**WHAT TO WORK ON:** Pictures do not belong in the copy; quote every entry below exactly.

--- start ENTRIES ---

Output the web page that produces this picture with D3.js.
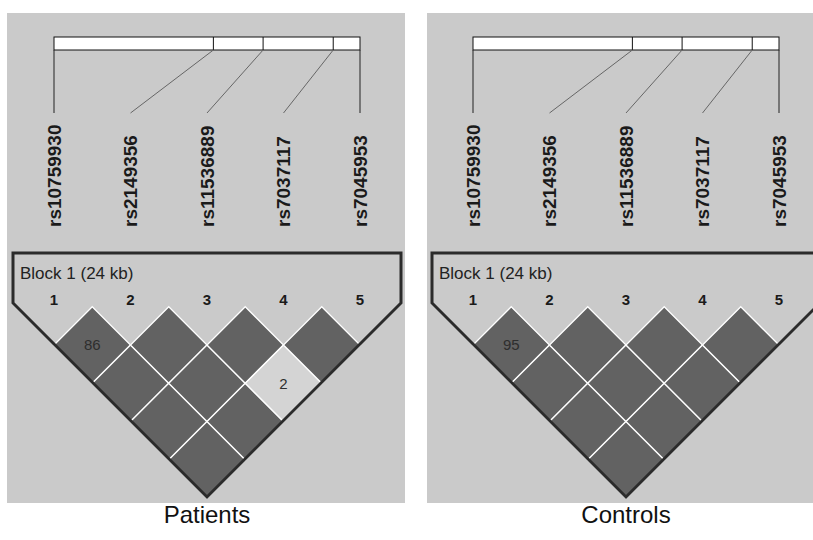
<!DOCTYPE html>
<html>
<head>
<meta charset="utf-8">
<script src="https://cdn.jsdelivr.net/npm/d3@7"></script>
<style>
  body { margin: 0; background: #fff; }
  svg { display: block; }
</style>
</head>
<body>
<svg></svg>
<script>
const width = 813;
const height = 540;

// SNPs of the block and their physical position (kb from first SNP)
const snps = ["rs10759930", "rs2149356", "rs11536889", "rs7037117", "rs7045953"];
const positionsKb = [0, 12.5, 16.4, 21.9, 24.0];
const blockLabel = "Block 1 (24 kb)";

// pairwise D' (x100): [snp i, snp j, value]
const patientsLD = [
    [1, 2, 86], [1, 3, 100], [1, 4, 100], [1, 5, 100],
    [2, 3, 100], [2, 4, 100], [2, 5, 100],
    [3, 4, 100], [3, 5, 2],
    [4, 5, 100]
];
const controlsLD = [
    [1, 2, 95], [1, 3, 100], [1, 4, 100], [1, 5, 100],
    [2, 3, 100], [2, 4, 100], [2, 5, 100],
    [3, 4, 100], [3, 5, 100],
    [4, 5, 100]
];

const panels = [
    { title: "Patients", ld: patientsLD, offset: 0 },
    { title: "Controls", ld: controlsLD, offset: 419 }
];

const svg = d3.select("svg")
    .attr("width", width)
    .attr("height", height);

// index -> x of marker/label, kb -> x on the physical bar
const x = d3.scaleLinear().domain([1, snps.length]).range([54, 360]);
const xKb = d3.scaleLinear().domain([0, 24]).range([54, 360]);
const half = (x(2) - x(1)) / 2;
const rowTop = 306.75;   // top vertex of first-row diamonds

const fill = d3.scaleThreshold().domain([50]).range(["#d4d4d4", "#626262"]);

panels.forEach(p => {
    const g = svg.append("g").attr("transform", `translate(${p.offset},0)`);

    g.append("rect")
        .attr("x", p.offset ? 8 : 7).attr("y", 13)
        .attr("width", 398).attr("height", 490)
        .attr("fill", "#cacaca");

    // physical map bar
    g.append("rect")
        .attr("x", xKb(0)).attr("y", 37)
        .attr("width", xKb(24) - xKb(0)).attr("height", 13)
        .attr("fill", "#fff").attr("stroke", "#111").attr("stroke-width", 1);

    g.selectAll(".div")
        .data(positionsKb.slice(1, -1))
        .enter().append("line")
        .attr("x1", d => xKb(d)).attr("x2", d => xKb(d))
        .attr("y1", 37).attr("y2", 50)
        .attr("stroke", "#111");

    g.selectAll(".conn")
        .data(positionsKb)
        .enter().append("line")
        .attr("x1", d => xKb(d)).attr("y1", 50)
        .attr("x2", (d, i) => x(i + 1)).attr("y2", 113)
        .attr("stroke", (d, i) => (i === 0 || i === snps.length - 1) ? "#222" : "#666")
        .attr("stroke-width", 1);

    g.selectAll(".snp")
        .data(snps)
        .enter().append("text")
        .attr("transform", (d, i) => `translate(${x(i + 1)},227) rotate(-90)`)
        .attr("dy", "0.36em")
        .attr("font-family", "Arial, Liberation Sans, sans-serif")
        .attr("font-size", 19)
        .attr("font-weight", "bold")
        .attr("fill", "#1a1a1a")
        .text(d => d);

    // LD diamonds
    const cells = g.selectAll(".cell")
        .data(p.ld)
        .enter().append("g");

    cells.append("path")
        .attr("d", d => {
            const cx = (x(d[0]) + x(d[1])) / 2;
            const cy = rowTop + (d[1] - d[0]) * half;
            return `M${cx},${cy - half}L${cx + half},${cy}L${cx},${cy + half}L${cx - half},${cy}Z`;
        })
        .attr("fill", d => fill(d[2]))
        .attr("stroke", "#fff")
        .attr("stroke-width", 1.3);

    cells.filter(d => d[2] < 100).append("text")
        .attr("x", d => (x(d[0]) + x(d[1])) / 2)
        .attr("y", d => rowTop + (d[1] - d[0]) * half)
        .attr("dy", "0.36em")
        .attr("text-anchor", "middle")
        .attr("font-family", "Arial, Liberation Sans, sans-serif")
        .attr("font-size", 15)
        .attr("fill", "#2e2e2e")
        .text(d => d[2]);

    // block outline
    const apexX = (x(1) + x(snps.length)) / 2;
    const apexY = rowTop + (snps.length - 1) * half + half - 1;
    const wing = apexY - 303;
    const outline = [
        [apexX - wing, 253], [apexX + wing, 253], [apexX + wing, 303],
        [apexX, apexY], [apexX - wing, 303]
    ];
    g.append("path")
        .attr("d", d3.line()(outline) + "Z")
        .attr("fill", "none")
        .attr("stroke", "#2b2b2b")
        .attr("stroke-width", 3)
        .attr("stroke-linejoin", "miter");

    g.append("text")
        .attr("x", apexX - wing + 7).attr("y", 279)
        .attr("font-family", "Arial, Liberation Sans, sans-serif")
        .attr("font-size", 17)
        .attr("fill", "#222")
        .text(blockLabel);

    g.selectAll(".num")
        .data(snps)
        .enter().append("text")
        .attr("x", (d, i) => x(i + 1))
        .attr("y", 300)
        .attr("dy", "0.36em")
        .attr("text-anchor", "middle")
        .attr("font-family", "Arial, Liberation Sans, sans-serif")
        .attr("font-size", 15)
        .attr("font-weight", "bold")
        .attr("fill", "#1a1a1a")
        .text((d, i) => i + 1);

    g.append("text")
        .attr("x", apexX).attr("y", 523)
        .attr("text-anchor", "middle")
        .attr("font-family", "Arial, Liberation Sans, sans-serif")
        .attr("font-size", 24)
        .attr("fill", "#111")
        .text(p.title);
});
</script>
</body>
</html>
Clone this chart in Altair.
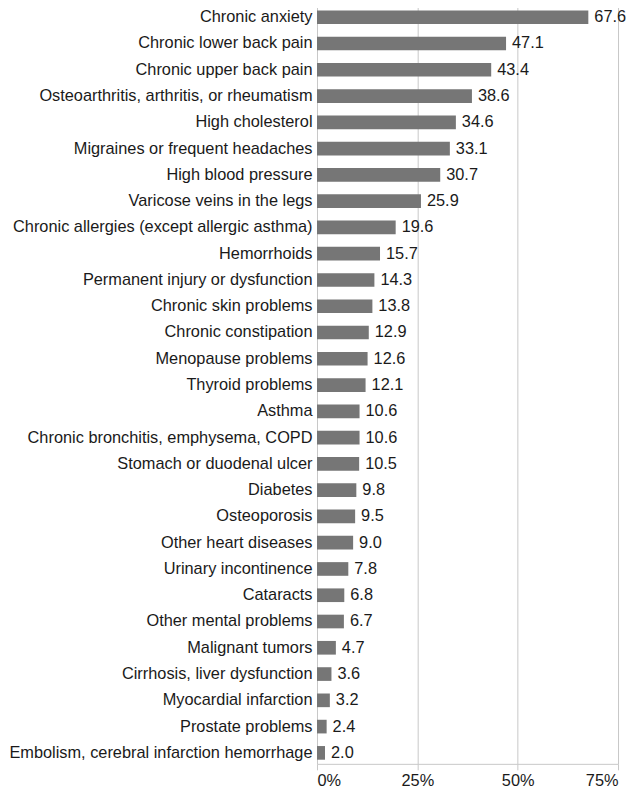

--- end ENTRIES ---

**RESPONSE BELOW:**
Output the web page that produces this picture with D3.js.
<!DOCTYPE html>
<html>
<head>
<meta charset="utf-8">
<script src="https://cdn.jsdelivr.net/npm/d3@7"></script>
<style>
  body { margin: 0; background: #fff; }
  svg { display: block; }
</style>
</head>
<body>
<svg></svg>
<script>
const width = 813;
const height = 540;

// SNPs of the block and their physical position (kb from first SNP)
const snps = ["rs10759930", "rs2149356", "rs11536889", "rs7037117", "rs7045953"];
const positionsKb = [0, 12.5, 16.4, 21.9, 24.0];
const blockLabel = "Block 1 (24 kb)";

// pairwise D' (x100): [snp i, snp j, value]
const patientsLD = [
    [1, 2, 86], [1, 3, 100], [1, 4, 100], [1, 5, 100],
    [2, 3, 100], [2, 4, 100], [2, 5, 100],
    [3, 4, 100], [3, 5, 2],
    [4, 5, 100]
];
const controlsLD = [
    [1, 2, 95], [1, 3, 100], [1, 4, 100], [1, 5, 100],
    [2, 3, 100], [2, 4, 100], [2, 5, 100],
    [3, 4, 100], [3, 5, 100],
    [4, 5, 100]
];

const panels = [
    { title: "Patients", ld: patientsLD, offset: 0 },
    { title: "Controls", ld: controlsLD, offset: 419 }
];

const svg = d3.select("svg")
    .attr("width", width)
    .attr("height", height);

// index -> x of marker/label, kb -> x on the physical bar
const x = d3.scaleLinear().domain([1, snps.length]).range([54, 360]);
const xKb = d3.scaleLinear().domain([0, 24]).range([54, 360]);
const half = (x(2) - x(1)) / 2;
const rowTop = 306.75;   // top vertex of first-row diamonds

const fill = d3.scaleThreshold().domain([50]).range(["#d4d4d4", "#626262"]);

panels.forEach(p => {
    const g = svg.append("g").attr("transform", `translate(${p.offset},0)`);

    g.append("rect")
        .attr("x", p.offset ? 8 : 7).attr("y", 13)
        .attr("width", 398).attr("height", 490)
        .attr("fill", "#cacaca");

    // physical map bar
    g.append("rect")
        .attr("x", xKb(0)).attr("y", 37)
        .attr("width", xKb(24) - xKb(0)).attr("height", 13)
        .attr("fill", "#fff").attr("stroke", "#111").attr("stroke-width", 1);

    g.selectAll(".div")
        .data(positionsKb.slice(1, -1))
        .enter().append("line")
        .attr("x1", d => xKb(d)).attr("x2", d => xKb(d))
        .attr("y1", 37).attr("y2", 50)
        .attr("stroke", "#111");

    g.selectAll(".conn")
        .data(positionsKb)
        .enter().append("line")
        .attr("x1", d => xKb(d)).attr("y1", 50)
        .attr("x2", (d, i) => x(i + 1)).attr("y2", 113)
        .attr("stroke", (d, i) => (i === 0 || i === snps.length - 1) ? "#222" : "#666")
        .attr("stroke-width", 1);

    g.selectAll(".snp")
        .data(snps)
        .enter().append("text")
        .attr("transform", (d, i) => `translate(${x(i + 1)},227) rotate(-90)`)
        .attr("dy", "0.36em")
        .attr("font-family", "Arial, Liberation Sans, sans-serif")
        .attr("font-size", 19)
        .attr("font-weight", "bold")
        .attr("fill", "#1a1a1a")
        .text(d => d);

    // LD diamonds
    const cells = g.selectAll(".cell")
        .data(p.ld)
        .enter().append("g");

    cells.append("path")
        .attr("d", d => {
            const cx = (x(d[0]) + x(d[1])) / 2;
            const cy = rowTop + (d[1] - d[0]) * half;
            return `M${cx},${cy - half}L${cx + half},${cy}L${cx},${cy + half}L${cx - half},${cy}Z`;
        })
        .attr("fill", d => fill(d[2]))
        .attr("stroke", "#fff")
        .attr("stroke-width", 1.3);

    cells.filter(d => d[2] < 100).append("text")
        .attr("x", d => (x(d[0]) + x(d[1])) / 2)
        .attr("y", d => rowTop + (d[1] - d[0]) * half)
        .attr("dy", "0.36em")
        .attr("text-anchor", "middle")
        .attr("font-family", "Arial, Liberation Sans, sans-serif")
        .attr("font-size", 15)
        .attr("fill", "#2e2e2e")
        .text(d => d[2]);

    // block outline
    const apexX = (x(1) + x(snps.length)) / 2;
    const apexY = rowTop + (snps.length - 1) * half + half - 1;
    const wing = apexY - 303;
    const outline = [
        [apexX - wing, 253], [apexX + wing, 253], [apexX + wing, 303],
        [apexX, apexY], [apexX - wing, 303]
    ];
    g.append("path")
        .attr("d", d3.line()(outline) + "Z")
        .attr("fill", "none")
        .attr("stroke", "#2b2b2b")
        .attr("stroke-width", 3)
        .attr("stroke-linejoin", "miter");

    g.append("text")
        .attr("x", apexX - wing + 7).attr("y", 279)
        .attr("font-family", "Arial, Liberation Sans, sans-serif")
        .attr("font-size", 17)
        .attr("fill", "#222")
        .text(blockLabel);

    g.selectAll(".num")
        .data(snps)
        .enter().append("text")
        .attr("x", (d, i) => x(i + 1))
        .attr("y", 300)
        .attr("dy", "0.36em")
        .attr("text-anchor", "middle")
        .attr("font-family", "Arial, Liberation Sans, sans-serif")
        .attr("font-size", 15)
        .attr("font-weight", "bold")
        .attr("fill", "#1a1a1a")
        .text((d, i) => i + 1);

    g.append("text")
        .attr("x", apexX).attr("y", 523)
        .attr("text-anchor", "middle")
        .attr("font-family", "Arial, Liberation Sans, sans-serif")
        .attr("font-size", 24)
        .attr("fill", "#111")
        .text(p.title);
});
</script>
</body>
</html>
Clone this chart in Altair.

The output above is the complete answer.